Question

Question: In Exercise 7, find a unit vector x at which Ax has maximum length.

Short answer

The unit vector is, \(\left( {\begin{array}{*{20}{c}}{\frac{2}{{\sqrt 5 }}}\\{\frac{1}{{\sqrt 5 }}}\end{array}} \right)\).

Step-by-step solution

Write the result from Exercise 7

For the matrix \(A = \left( {\begin{array}{*{20}{c}}2&{ - 1}\\2&2\end{array}} \right)\), the eigenvalues of matrix \({A^T}A\) are 9 and 4.

Find the vector x for which length of Ax is maximum

As the maximum eigenvalue is 9, so the maximum value of \(\left\| {A{\bf{x}}} \right\|\) is 9.

The eigenvectors of the matrix for \(\lambda = 9\) are:

\({A^T}A - 9I = \left( {\begin{array}{*{20}{c}}{ - 1}&2\\2&{ - 4}\end{array}} \right)\)

Write the row-reduced Augmented matrix as:

\(\begin{array}{c}M = \left( {\begin{array}{*{20}{c}}{ - 1}&2&0\\2&{ - 4}&0\end{array}} \right)\\ = \left( {\begin{array}{*{20}{c}}{ - 1}&2&0\\0&0&0\end{array}} \right)\,\,\,\,\,\,\,\,\,\,\,\,\,\,\,\,\,\,\,\,\,\,\,\,\,\,\,\,\,\,\left( {{R_2} \to {R_2} + 2{R_1}} \right)\end{array}\)
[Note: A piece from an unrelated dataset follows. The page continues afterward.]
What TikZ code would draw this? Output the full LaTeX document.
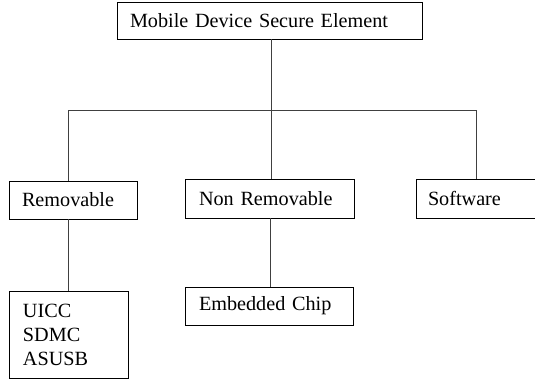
\documentclass[tikz,border=0pt]{standalone}
\usepackage{fontspec}
\setmainfont{Liberation Serif}
\begin{document}
\begin{tikzpicture}[x=1pt,y=-1pt,
  box/.style={draw=black, line width=0.9pt, rectangle, inner sep=0pt,
    font=\fontsize{20.2}{24}\selectfont},
  link/.style={draw=black!75, line width=0.7pt}]
\useasboundingbox (0,0) rectangle (535,380);
\clip (0,0) rectangle (535,380);

% boxes (minimum size fixes the frame, text sits at the left)
\node[box, minimum width=305pt, minimum height=37pt, text width=279pt, align=left]
  (root) at (269.5,20.5) {Mobile Device Secure Element};
\node[box, minimum width=128pt, minimum height=38pt, text width=102pt, align=left]
  (rem) at (73,200) {Removable};
\node[box, minimum width=169pt, minimum height=39pt, text width=141pt, align=left]
  (nonrem) at (269.5,198.5) {Non Removable};
\node[box, minimum width=130pt, minimum height=39pt, text width=106pt, align=left]
  (soft) at (481,198.5) {Software};
\node[box, minimum width=119pt, minimum height=87pt, text width=91pt, align=left]
  (cards) at (68.5,334.5) {UICC\\SDMC\\ASUSB};
\node[box, minimum width=168pt, minimum height=38pt, text width=140pt, align=left]
  (chip) at (269,306) {Embedded Chip};

% junctions of the tree
\coordinate (hub) at (271,110);
\coordinate (jl) at (68,110);
\coordinate (jr) at (476.5,110);

\draw[link] (root.south -| hub) -- (hub);
\draw[link] (jl) -- (jr);
\draw[link] (jl) -- (jl |- rem.north);
\draw[link] (hub) -- (hub |- nonrem.north);
\draw[link] (jr) -- (jr |- soft.north);
\draw[link] (rem.south -| jl) -- (jl |- cards.north);
\draw[link] (nonrem.south -| 270,0) -- (270,0 |- chip.north);
\end{tikzpicture}
\end{document}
So, the corresponding eigenvector is \(\left( {\begin{array}{*{20}{c}}2\\1\end{array}} \right)\).

Normalize the eigenvector \(\left( {\begin{array}{*{20}{c}}2\\1\end{array}} \right)\) is:

\(\begin{array}{c}{{\bf{v}}_1} = \frac{1}{{\sqrt {{2^2} + {1^2}} }}\left( {\begin{array}{*{20}{c}}2\\1\end{array}} \right)\\ = \left( {\begin{array}{*{20}{c}}{\frac{2}{{\sqrt 5 }}}\\{\frac{1}{{\sqrt 5 }}}\end{array}} \right)\end{array}\)

Thus, the vector for which length of Ax is maximum is \(\left( {\begin{array}{*{20}{c}}{\frac{2}{{\sqrt 5 }}}\\{\frac{1}{{\sqrt 5 }}}\end{array}} \right)\).